Заключенных заинтересовывали: выполнят дневную норму на сто двадцать один процент – им засчитывают три дня срока, а нет – день за день. Вот тут и была собака зарыта: бригадир, по-лагерному бугор, выжимал от начальника участка (старшего прораба) проценты, а прораб – выполнение плана. Бугор – это здоровенный мужик сорока-пятидесяти лет с пудовыми кулачищами. Он водил бригаду – сто с лишним заключенных со сроками от пяти до двадцати лет. Там у них царили свои правила, но слово бугра – закон. Некоторые прорабы наживались: заключенным в нарядах – процент для зачета, себе – процент от их заработка. Это были приличные деньги.
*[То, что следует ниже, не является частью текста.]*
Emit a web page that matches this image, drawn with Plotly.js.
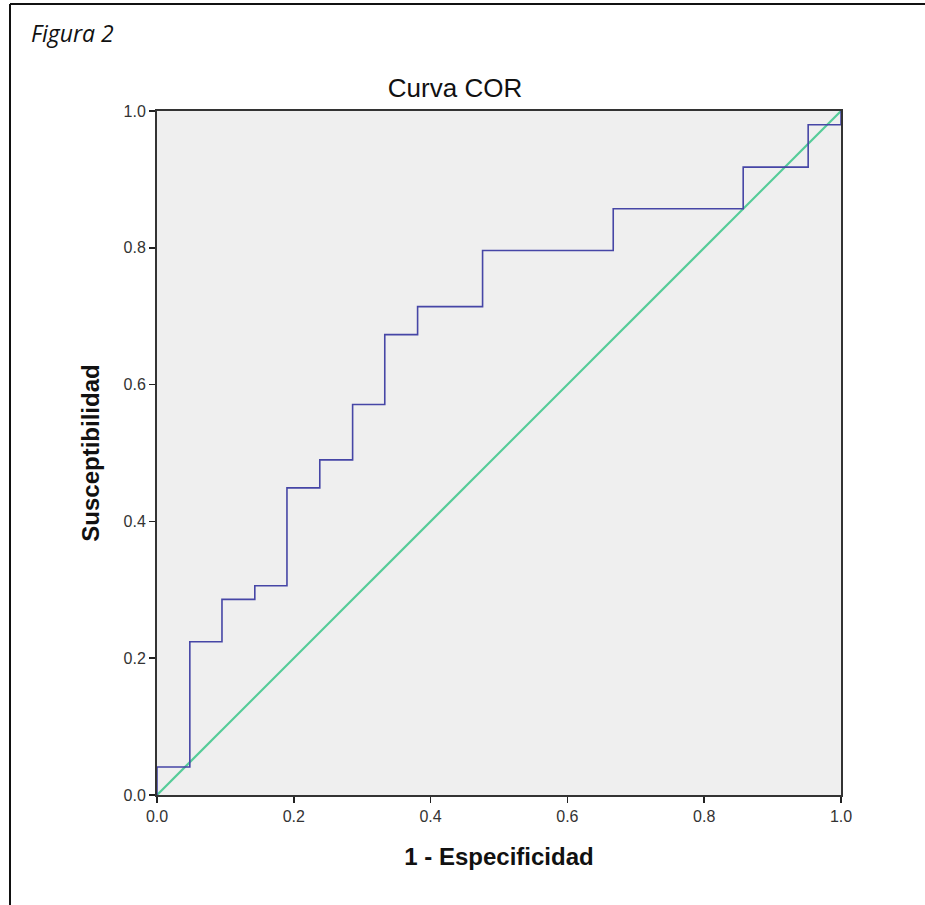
<!DOCTYPE html>
<html>
<head>
<meta charset="utf-8">
<script src="https://cdn.plot.ly/plotly-3.0.1.min.js"></script>
<style>
  html, body { margin: 0; padding: 0; background: #ffffff; }
  #chart { width: 925px; height: 905px; }
</style>
</head>
<body>
<div id="chart"></div>
<script>
// ROC curve corner points (1 - specificity, sensitivity)
const fpr = [0.000, 0.048, 0.095, 0.143, 0.190, 0.238, 0.286, 0.333, 0.381, 0.476, 0.667, 0.857, 0.952, 1.000, 1.000];
const tpr = [0.000, 0.041, 0.224, 0.286, 0.306, 0.449, 0.490, 0.571, 0.673, 0.714, 0.796, 0.857, 0.918, 0.980, 1.000];
// Reference line
const refX = [0, 1];
const refY = [0, 1];
const tickVals = [0, 0.2, 0.4, 0.6, 0.8, 1.0];
const tickText = ["0.0", "0.2", "0.4", "0.6", "0.8", "1.0"];

const traces = [
  {
    x: refX, y: refY, type: 'scatter', mode: 'lines',
    line: { color: '#55cc98', width: 2.2 },
    hoverinfo: 'skip', showlegend: false
  },
  {
    x: fpr, y: tpr, type: 'scatter', mode: 'lines',
    line: { color: '#4646a6', width: 1.6, shape: 'vh' },
    showlegend: false
  }
];

const axisCommon = {
  range: [0, 1],
  tickmode: 'array',
  tickvals: tickVals,
  ticktext: tickText,
  ticks: 'outside',
  ticklen: 6,
  tickwidth: 1.5,
  tickcolor: '#222',
  showgrid: false,
  zeroline: false,
  showline: true,
  linecolor: '#333',
  linewidth: 2,
  mirror: true,
  tickfont: { family: 'Liberation Sans, Arial, sans-serif', size: 16, color: '#333' },
  fixedrange: true
};

const layout = {
  width: 925, height: 905,
  paper_bgcolor: '#ffffff',
  plot_bgcolor: '#efefef',
  margin: { l: 157, r: 84, t: 111, b: 110 },
  title: {
    text: 'Curva COR',
    font: { family: 'Liberation Sans, Arial, sans-serif', size: 26, color: '#111' },
    x: 455 / 925, xanchor: 'center',
    y: 1 - 88 / 905, yanchor: 'middle'
  },
  xaxis: Object.assign({}, axisCommon, {
    title: { text: '<b>1 - Especificidad</b>', font: { family: 'Liberation Sans, Arial, sans-serif', size: 24, color: '#111' }, standoff: 24 }
  }),
  yaxis: Object.assign({}, axisCommon, {
    title: { text: '<b>Susceptibilidad</b>', font: { family: 'Liberation Sans, Arial, sans-serif', size: 24, color: '#111' }, standoff: 17 }
  }),
  annotations: [
    {
      text: '<i>Figura 2</i>', xref: 'paper', yref: 'paper',
      x: -128 / 684, y: 1 + 78 / 684, xanchor: 'left', yanchor: 'middle',
      showarrow: false,
      font: { family: 'Open Sans, Noto Sans, sans-serif', size: 23, color: '#111' }
    }
  ],
  shapes: [
    { type: 'line', xref: 'paper', yref: 'paper',
      x0: -147 / 684, x1: 768 / 684, y0: 1 + 107 / 684, y1: 1 + 107 / 684,
      line: { color: '#111', width: 2 } },
    { type: 'line', xref: 'paper', yref: 'paper',
      x0: -147 / 684, x1: -147 / 684, y0: 1 + 107 / 684, y1: -110 / 684,
      line: { color: '#111', width: 2 } }
  ]
};

Plotly.newPlot('chart', traces, layout, { displayModeBar: false, staticPlot: true });
</script>
</body>
</html>
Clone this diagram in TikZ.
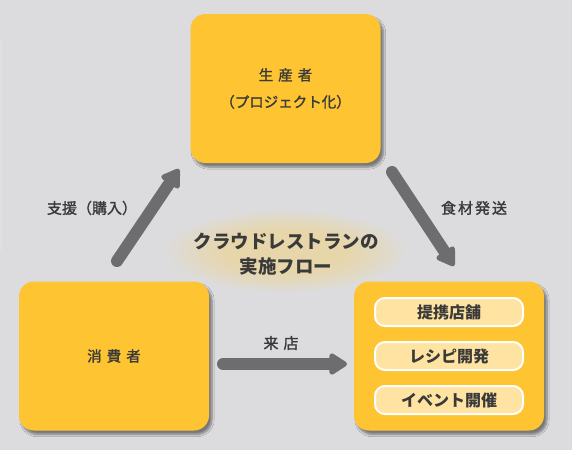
\documentclass[tikz,border=0pt]{standalone}
\usepackage{fontspec}
\setmainfont{Noto Sans CJK JP}
\newfontfamily\medfont[FakeBold=1.6]{Noto Sans CJK JP}
\usetikzlibrary{arrows.meta,shadows.blur}
\definecolor{bgcol}{HTML}{DCDCDE}
\definecolor{boxcol}{HTML}{FEC431}
\definecolor{pillcol}{HTML}{FFE3A2}
\definecolor{arrcol}{HTML}{6D6D6F}
\definecolor{txtcol}{HTML}{3A3A3A}
\definecolor{glowcol}{HTML}{E7D6AA}
\pgfdeclareradialshading{glow}{\pgfpoint{0bp}{0bp}}
  {color(0bp)=(glowcol); color(12bp)=(glowcol); color(18bp)=(glowcol!60!bgcol); color(25bp)=(bgcol); color(50bp)=(bgcol)}
\begin{document}
\begin{tikzpicture}
[x=1pt,y=-1pt,
 box/.style={rectangle,rounded corners=15pt,fill=boxcol,minimum width=190pt,
   minimum height=149pt,text=txtcol,font=\fontsize{14.5}{27}\selectfont\medfont,align=center,
   blur shadow={shadow xshift=3pt,shadow yshift=-4pt,shadow blur steps=6,shadow opacity=45}},
 pill/.style={rectangle,rounded corners=10pt,fill=pillcol,draw=white,line width=2pt,
   minimum width=148pt,minimum height=28pt,text=txtcol,font=\fontsize{16}{18}\selectfont\bfseries},
 lbl/.style={text=txtcol,font=\fontsize{15}{18}\selectfont\medfont},
 flow/.style={draw=arrcol,line width=12pt,line cap=round,
   -{Triangle[width=24pt,length=20pt,round=false]}}]
\useasboundingbox (0,0) rectangle (572,450);
\fill[bgcol] (0,0) rectangle (572,450);
% faint edge of a panel on the left
\fill[black!12] (0,40) rectangle (1.5,250);
% glow behind the title
\shade[shading=glow] (286,251) ellipse (122 and 42);
\node [text=txtcol,align=center,font=\fontsize{18.5}{25}\selectfont\bfseries] (title)
  at (286,254) {クラウドレストランの\\実施フロー};
% three parties
\node [box] (maker) at (285.5,88.5) {生\hspace{5pt}産\hspace{5pt}者\\（プロジェクト化）};
\node [box] (user) at (114,356) {消\hspace{5pt}費\hspace{5pt}者};
\node [box] (shop) at (449,356) {};
\node [pill] (shop1) at (449,312) {提携店舗};
\node [pill] (shop2) at (449,356) {レシピ開発};
\node [pill] (shop3) at (449,400) {イベント開催};
% arrow ends
\coordinate (buyA) at (117,261);
\coordinate (buyB) at (179,169);
\coordinate (sendA) at (392,172);
\coordinate (sendB) at (454,266);
\coordinate (visitA) at (223,364);
\coordinate (visitB) at (347,364);
\draw [flow] (buyA) -- (buyB);
\draw [flow] (sendA) -- (sendB);
\draw [flow] (visitA) -- (visitB);
\node [lbl] (buy) at (92,208) {支援（購入）};
\node [lbl] (send) at (474,208) {食\hspace{2pt}材\hspace{2pt}発\hspace{2pt}送};
\node [lbl] (visit) at (281,343) {来\hspace{5pt}店};
\end{tikzpicture}
\end{document}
Вот на такую стройку Леонид и попал старшим прорабом. Ростом его Бог не обидел, умом он был доволен, а хватку и настырность унаследовал от отца и деда.

Заключенные – народ глазастый, сообразительный. Северянин им понравился. Леонид держал слово, наряды закрывал как надо, а сам получал живые деньги в карман. И разгорелся у него аппетит. Стал он выжимать из бригады больший процент: хотел машину быстрее выкупить и жениться. Редко почему-то последнее время писала ему Виктория, а если и получал, то короткие, сухие письма ни о чем, ровно и чувств никаких она к нему не испытывала.

Два года Леонид в отпуск не ездил, чтобы отношения с бугром не нарушить и договор с магазином на покупку машины не разорвать. Каждую ночь снилась ему Виктория со своей дочкой-куколкой. Отправлял он ей часто жаркие послания, уверял в любви и умолял подождать еще несколько месяцев. А от ее писем, как на грех, веяло прохладой, ответ всегда запаздывал. Предчувствовал он что-то неладное, не терпелось ему, птицей хотелось улететь, чтобы своими глазами увидеть, ждет она его или просто отписки шлет.

Надо было сделать еще несколько взносов, и можно было забирать «Волгу». Ужасно переживал, как бы что не сорвалось…

Не вытерпел он и потребовал от бригады еще денег. Получил отказ и закрыл наряды на сто один процент.

В летний полдень напал на него в прорабской зэк с ножом. На счастье, все обошлось мелкими порезами. Леонид отобрал нож и выгнал заключенного. О происшествии не заявил (не хотел затевать дело, свой умысел имел), обвинил в этом бугра и за ЧП с ножом потребовал больший процент от зарплаты. Бригадир тоже был не промах – затребовал часть денег обратно, не желая больше иметь дело. У Леонида все деньги в магазине – бугор это знал. Зашли в тупик: кто кого?